In the early 2000s, Albanese turned from the human–sculpture relationship to the human figure itself. Her Going Through of 2005, a resin group of women, some partially unclad, all wearing helmets, recalls the plaster bodies of George Segal. In Albanese’s work, the figures’ lack of color evokes a melancholy similar to that characteristic of the American artist’s oeuvre, but their stance more confident, more heroic, their headgear placing them in the realm of such feminist figures as Joan of Arc. Other works of this time and nature include Le Combattenti (The Combatants), 2000,  a permanent installation occupying the Quattro Giornate subway station in Naples, and Le allieve (The Schoolgirls), 2005, featuring young women, again wearing helmets, placed in a suspended cage.

Nomadism, displacement, and houselessness occupied the last fifteen years of her practice, bringing forward a theme which for her had first surfaced in the 1990s, as Italy became the focus of a migrant crisis, with 15,000 Albanians arriving on its shores, fleeing food shortages and social unrest there following the collapse of communism.

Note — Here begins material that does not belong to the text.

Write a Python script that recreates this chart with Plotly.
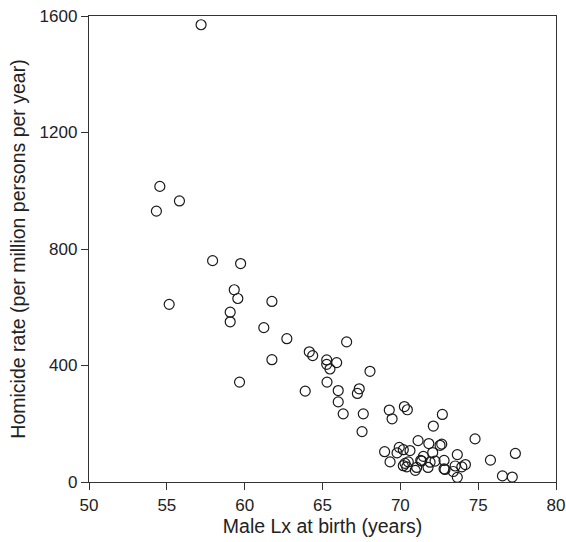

Her works of the past decade and a half, fueled by the increasing flow of humanity around the world forced by global warming and political crises, are more nonrepresentational, as characterized by Vento del sud (South Wind), 2012, or her “Diariogrammi” drawing series, 2009–14, featuring nervous, shaky lines comprising nebulous clouds; and by her Mare chiuso (Closed Sea) of 2014, an electrically powered spinning aluminum dial placed in a broad field of salt.

“For me, ‘what’ you want to express is more important than the means by which you express yourself,” she told Lea Rose Kara in 2019, speaking on the disparate nature of her practice. “It frequently happens that even when the materials of my works are different, the artistic signature is the same and people recognize my work.”